[Material for the task]:
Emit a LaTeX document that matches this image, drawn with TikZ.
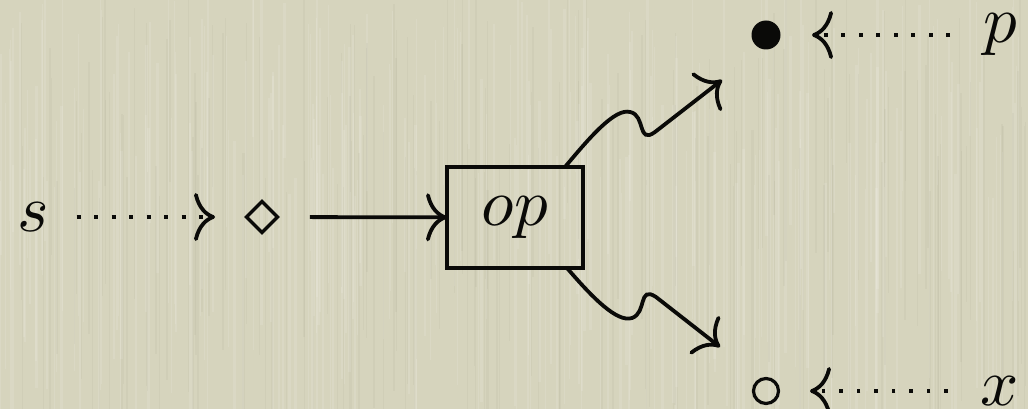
\documentclass[tikz,border=0pt]{standalone}
\usepackage{graphicx}
\usetikzlibrary{arrows.meta,shapes.geometric,calc}
\definecolor{paper}{RGB}{214,212,189}
\definecolor{ink}{RGB}{10,10,8}
% large math letters: cmmi10 set at 10pt and enlarged
\newcommand{\biglbl}[1]{\scalebox{6.7}{\normalsize$#1$}}
\begin{document}
\begin{tikzpicture}[x=1pt,y=-1pt,
  every node/.style={inner sep=0pt, outer sep=0pt},
  lbl/.style={text=ink},
  wire/.style={draw=ink, line width=3.8pt},
  dotwire/.style={wire, dash pattern=on 3.8pt off 13.7pt},
  >={Computer Modern Rightarrow[length=21pt,width=48pt,line width=3.8pt]},
]
\useasboundingbox (0,0) rectangle (1028,409);
% paper background with faint vertical grain
\fill[paper] (0,0) rectangle (1028,409);
\begin{scope}
  \clip (0,0) rectangle (1028,409);
  \pgfmathsetseed{11}
  \foreach \i in {1,...,260}{
    \pgfmathsetmacro{\xx}{rnd*1028}
    \pgfmathsetmacro{\ww}{0.6+rnd*2.4}
    \pgfmathsetmacro{\ya}{rnd*220-20}
    \pgfmathsetmacro{\yb}{\ya+150+rnd*260}
    \draw[white, opacity=0.11, line width=\ww pt] (\xx,\ya) -- (\xx,\yb);
  }
  \foreach \i in {1,...,160}{
    \pgfmathsetmacro{\xx}{rnd*1028}
    \pgfmathsetmacro{\ww}{0.6+rnd*1.6}
    \pgfmathsetmacro{\ya}{rnd*220-20}
    \pgfmathsetmacro{\yb}{\ya+150+rnd*260}
    \draw[black!60!olive, opacity=0.04, line width=\ww pt] (\xx,\ya) -- (\xx,\yb);
  }
\end{scope}

% objects
\node[lbl] (s) at (33,217) {\biglbl{s}};
\node[diamond, draw=ink, line width=3.4pt, minimum size=31pt] (src) at (262,217) {};
\node[draw=ink, line width=3.5pt, minimum width=136pt, minimum height=101pt, lbl] (op) at (515,217.5) {\biglbl{op}};
\node[circle, fill=ink, minimum size=29pt] (full) at (766,35) {};
\node[circle, draw=ink, line width=3.2pt, minimum size=25pt] (hollow) at (766,391) {};
\node[lbl] (p) at (1000,35) {\biglbl{p}};
\node[lbl] (x) at (1000,391) {\biglbl{x}};

% straight connectors
\draw[dotwire, ->, shorten <=28pt, shorten >=31.5pt] (s) -- (src);
\draw[wire, ->, shorten <=32.5pt] (src) -- (op);
\draw[dotwire, ->, shorten <=33pt, shorten >=31.5pt] (p) -- (full);
\draw[dotwire, ->, shorten <=33pt, shorten >=31.5pt] (x) -- (hollow);

% squiggly outputs of the box
\draw[wire, ->] ([xshift=-18pt]op.north east)
  .. controls (590,137) and (615,108) .. (630,112)
  .. controls (646,115) and (637,145) .. (655,132)
  -- ($(full)+(-44,45)$);
\draw[wire, ->] ([xshift=-16pt]op.south east)
  .. controls (592,297) and (617,323) .. (632,318)
  .. controls (647,313) and (638,285) .. (656,297)
  -- ($(hollow)+(-46,-44)$);
\end{tikzpicture}
\end{document}
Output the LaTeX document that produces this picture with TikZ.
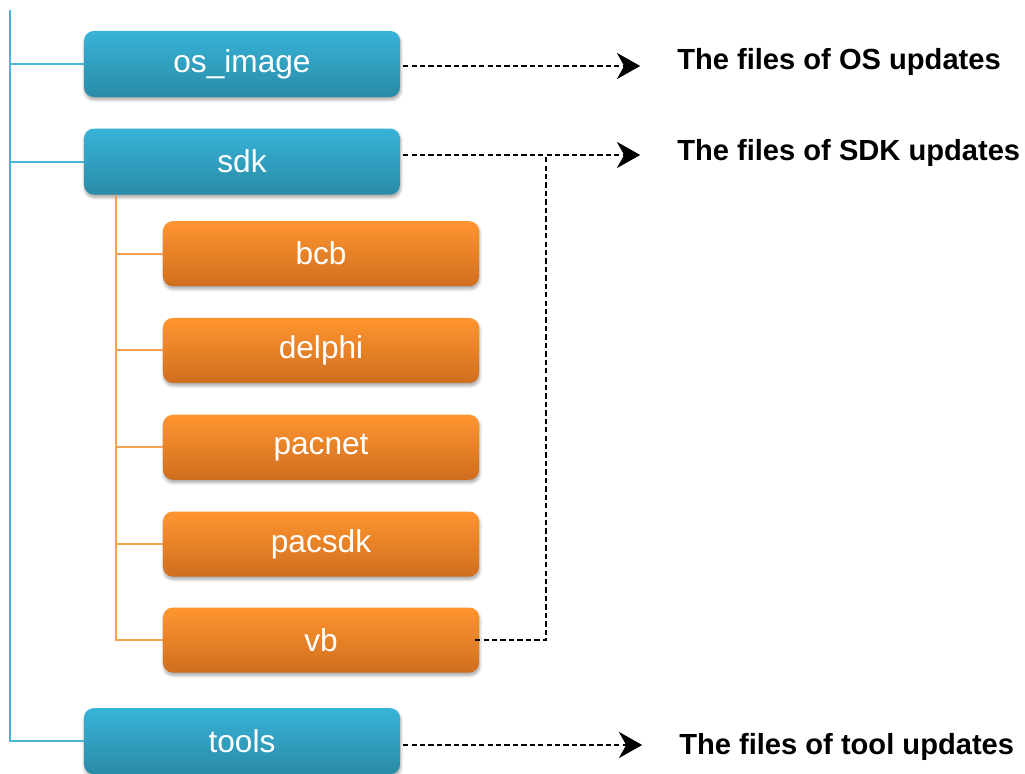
\documentclass[tikz,border=0pt]{standalone}
\usepackage{fontspec}
\setmainfont{Liberation Sans}
\usetikzlibrary{positioning,arrows.meta,calc,shadows.blur}
\definecolor{dtop}{HTML}{38B3D8}
\definecolor{dbot}{HTML}{2A8BA7}
\definecolor{dline}{HTML}{4AB4D4}
\definecolor{otop}{HTML}{FF952F}
\definecolor{obot}{HTML}{CF6E1F}
\definecolor{oline}{HTML}{F6A04F}
\tikzset{
  base/.style={rectangle,rounded corners=7pt,minimum width=7.9cm,minimum height=1.65cm,
    text=white,font=\fontsize{22.5}{26}\selectfont,inner sep=0pt,
    blur shadow={shadow xshift=0.5pt,shadow yshift=-2pt,shadow blur steps=6,shadow opacity=35}},
  dir/.style={base,top color=dtop,bottom color=dbot},
  sub/.style={base,top color=otop,bottom color=obot,minimum height=1.625cm},
  lab/.style={font=\bfseries\fontsize{20.7}{24}\selectfont,anchor=west,inner sep=0pt},
  trunk/.style={draw=dline,line width=1.4pt},
  branch/.style={draw=oline,line width=1.4pt},
  dl/.style={draw=black,line width=1.8pt,dash pattern=on 3.8pt off 2.2pt},
  ar/.style={dl,-{Stealth[length=0.58cm,width=0.65cm,inset=0.18cm]},shorten >=0.92cm},
}
\begin{document}
\begin{tikzpicture}[x=0.025cm,y=-0.025cm]
\useasboundingbox (0,0) rectangle (1025,774);
% ---- top-level folders ----
\node[dir] (osimg) at (242,64) {os\_image};
\node[dir,below=0.775cm of osimg] (sdk) {sdk};
% ---- sdk sub-folders ----
\node[sub,below=0.65cm of sdk,xshift=1.975cm] (bcb) {bcb};
\node[sub,below=0.78cm of bcb] (delphi) {delphi};
\node[sub,below=0.78cm of delphi] (pacnet) {pacnet};
\node[sub,below=0.78cm of pacnet] (pacsdk) {pacsdk};
\node[sub,below=0.76cm of pacsdk] (vb) {vb};
\node[dir,below=0.875cm of vb,xshift=-1.975cm] (tools) {tools};
% ---- tree lines ----
\coordinate (root) at (10,10);
\coordinate (subroot) at ([xshift=0.8cm]sdk.south west);
\draw[trunk] (root) |- (tools.west);
\draw[trunk] (root |- osimg) -- (osimg.west);
\draw[trunk] (root |- sdk) -- (sdk.west);
\draw[branch] (subroot) |- (vb.west);
\foreach \s in {bcb,delphi,pacnet,pacsdk}
  \draw[branch] (subroot |- \s) -- (\s.west);
% ---- descriptions ----
\node[lab] (oslab) at (677,62) {The files of OS updates};
\node[lab] (sdklab) at (677,153) {The files of SDK updates};
\node[lab] (toolslab) at (679,747) {The files of tool updates};
\draw[ar] ([xshift=2pt]osimg.east |- 0,66) -- (oslab.west |- 0,66);
\draw[ar] ([xshift=2pt]sdk.east |- 0,155) -- (sdklab.west |- 0,155);
\draw[ar] ([xshift=2pt]tools.east |- 0,745) -- (toolslab.west |- 0,745);
\coordinate (sdkjoin) at (546,155);
\draw[dl] ([xshift=-3pt]vb.east) -| (sdkjoin);
\end{tikzpicture}
\end{document}
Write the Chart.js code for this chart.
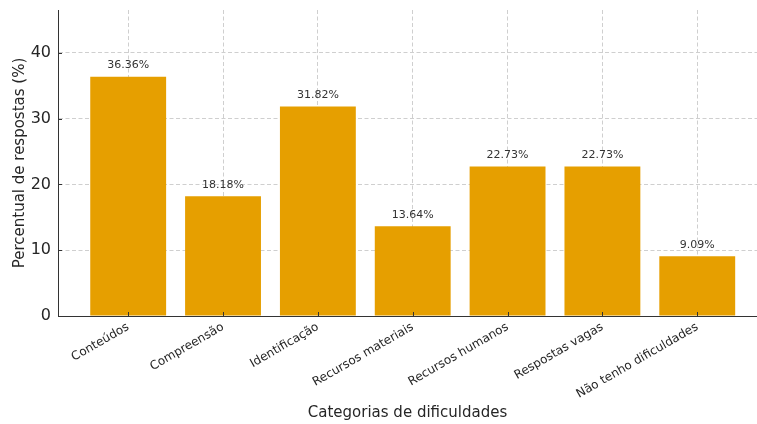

[Task prompt]: Omit any images, then output the listing exactly.

[Task answer]:
Emit a LaTeX document that matches this image, drawn with TikZ.
\documentclass[tikz,border=0pt]{standalone}
\usepackage{graphicx}
\usetikzlibrary{arrows.meta,shapes.geometric,calc}
\definecolor{paper}{RGB}{214,212,189}
\definecolor{ink}{RGB}{10,10,8}
% large math letters: cmmi10 set at 10pt and enlarged
\newcommand{\biglbl}[1]{\scalebox{6.7}{\normalsize$#1$}}
\begin{document}
\begin{tikzpicture}[x=1pt,y=-1pt,
  every node/.style={inner sep=0pt, outer sep=0pt},
  lbl/.style={text=ink},
  wire/.style={draw=ink, line width=3.8pt},
  dotwire/.style={wire, dash pattern=on 3.8pt off 13.7pt},
  >={Computer Modern Rightarrow[length=21pt,width=48pt,line width=3.8pt]},
]
\useasboundingbox (0,0) rectangle (1028,409);
% paper background with faint vertical grain
\fill[paper] (0,0) rectangle (1028,409);
\begin{scope}
  \clip (0,0) rectangle (1028,409);
  \pgfmathsetseed{11}
  \foreach \i in {1,...,260}{
    \pgfmathsetmacro{\xx}{rnd*1028}
    \pgfmathsetmacro{\ww}{0.6+rnd*2.4}
    \pgfmathsetmacro{\ya}{rnd*220-20}
    \pgfmathsetmacro{\yb}{\ya+150+rnd*260}
    \draw[white, opacity=0.11, line width=\ww pt] (\xx,\ya) -- (\xx,\yb);
  }
  \foreach \i in {1,...,160}{
    \pgfmathsetmacro{\xx}{rnd*1028}
    \pgfmathsetmacro{\ww}{0.6+rnd*1.6}
    \pgfmathsetmacro{\ya}{rnd*220-20}
    \pgfmathsetmacro{\yb}{\ya+150+rnd*260}
    \draw[black!60!olive, opacity=0.04, line width=\ww pt] (\xx,\ya) -- (\xx,\yb);
  }
\end{scope}

% objects
\node[lbl] (s) at (33,217) {\biglbl{s}};
\node[diamond, draw=ink, line width=3.4pt, minimum size=31pt] (src) at (262,217) {};
\node[draw=ink, line width=3.5pt, minimum width=136pt, minimum height=101pt, lbl] (op) at (515,217.5) {\biglbl{op}};
\node[circle, fill=ink, minimum size=29pt] (full) at (766,35) {};
\node[circle, draw=ink, line width=3.2pt, minimum size=25pt] (hollow) at (766,391) {};
\node[lbl] (p) at (1000,35) {\biglbl{p}};
\node[lbl] (x) at (1000,391) {\biglbl{x}};

% straight connectors
\draw[dotwire, ->, shorten <=28pt, shorten >=31.5pt] (s) -- (src);
\draw[wire, ->, shorten <=32.5pt] (src) -- (op);
\draw[dotwire, ->, shorten <=33pt, shorten >=31.5pt] (p) -- (full);
\draw[dotwire, ->, shorten <=33pt, shorten >=31.5pt] (x) -- (hollow);

% squiggly outputs of the box
\draw[wire, ->] ([xshift=-18pt]op.north east)
  .. controls (590,137) and (615,108) .. (630,112)
  .. controls (646,115) and (637,145) .. (655,132)
  -- ($(full)+(-44,45)$);
\draw[wire, ->] ([xshift=-16pt]op.south east)
  .. controls (592,297) and (617,323) .. (632,318)
  .. controls (647,313) and (638,285) .. (656,297)
  -- ($(hollow)+(-46,-44)$);
\end{tikzpicture}
\end{document}
Output the LaTeX document that produces this picture with TikZ.
\documentclass[tikz,border=0pt]{standalone}
\usepackage{fontspec}
\setmainfont{Liberation Sans}
\usetikzlibrary{positioning,arrows.meta,calc,shadows.blur}
\definecolor{dtop}{HTML}{38B3D8}
\definecolor{dbot}{HTML}{2A8BA7}
\definecolor{dline}{HTML}{4AB4D4}
\definecolor{otop}{HTML}{FF952F}
\definecolor{obot}{HTML}{CF6E1F}
\definecolor{oline}{HTML}{F6A04F}
\tikzset{
  base/.style={rectangle,rounded corners=7pt,minimum width=7.9cm,minimum height=1.65cm,
    text=white,font=\fontsize{22.5}{26}\selectfont,inner sep=0pt,
    blur shadow={shadow xshift=0.5pt,shadow yshift=-2pt,shadow blur steps=6,shadow opacity=35}},
  dir/.style={base,top color=dtop,bottom color=dbot},
  sub/.style={base,top color=otop,bottom color=obot,minimum height=1.625cm},
  lab/.style={font=\bfseries\fontsize{20.7}{24}\selectfont,anchor=west,inner sep=0pt},
  trunk/.style={draw=dline,line width=1.4pt},
  branch/.style={draw=oline,line width=1.4pt},
  dl/.style={draw=black,line width=1.8pt,dash pattern=on 3.8pt off 2.2pt},
  ar/.style={dl,-{Stealth[length=0.58cm,width=0.65cm,inset=0.18cm]},shorten >=0.92cm},
}
\begin{document}
\begin{tikzpicture}[x=0.025cm,y=-0.025cm]
\useasboundingbox (0,0) rectangle (1025,774);
% ---- top-level folders ----
\node[dir] (osimg) at (242,64) {os\_image};
\node[dir,below=0.775cm of osimg] (sdk) {sdk};
% ---- sdk sub-folders ----
\node[sub,below=0.65cm of sdk,xshift=1.975cm] (bcb) {bcb};
\node[sub,below=0.78cm of bcb] (delphi) {delphi};
\node[sub,below=0.78cm of delphi] (pacnet) {pacnet};
\node[sub,below=0.78cm of pacnet] (pacsdk) {pacsdk};
\node[sub,below=0.76cm of pacsdk] (vb) {vb};
\node[dir,below=0.875cm of vb,xshift=-1.975cm] (tools) {tools};
% ---- tree lines ----
\coordinate (root) at (10,10);
\coordinate (subroot) at ([xshift=0.8cm]sdk.south west);
\draw[trunk] (root) |- (tools.west);
\draw[trunk] (root |- osimg) -- (osimg.west);
\draw[trunk] (root |- sdk) -- (sdk.west);
\draw[branch] (subroot) |- (vb.west);
\foreach \s in {bcb,delphi,pacnet,pacsdk}
  \draw[branch] (subroot |- \s) -- (\s.west);
% ---- descriptions ----
\node[lab] (oslab) at (677,62) {The files of OS updates};
\node[lab] (sdklab) at (677,153) {The files of SDK updates};
\node[lab] (toolslab) at (679,747) {The files of tool updates};
\draw[ar] ([xshift=2pt]osimg.east |- 0,66) -- (oslab.west |- 0,66);
\draw[ar] ([xshift=2pt]sdk.east |- 0,155) -- (sdklab.west |- 0,155);
\draw[ar] ([xshift=2pt]tools.east |- 0,745) -- (toolslab.west |- 0,745);
\coordinate (sdkjoin) at (546,155);
\draw[dl] ([xshift=-3pt]vb.east) -| (sdkjoin);
\end{tikzpicture}
\end{document}
Write the Chart.js code for this chart.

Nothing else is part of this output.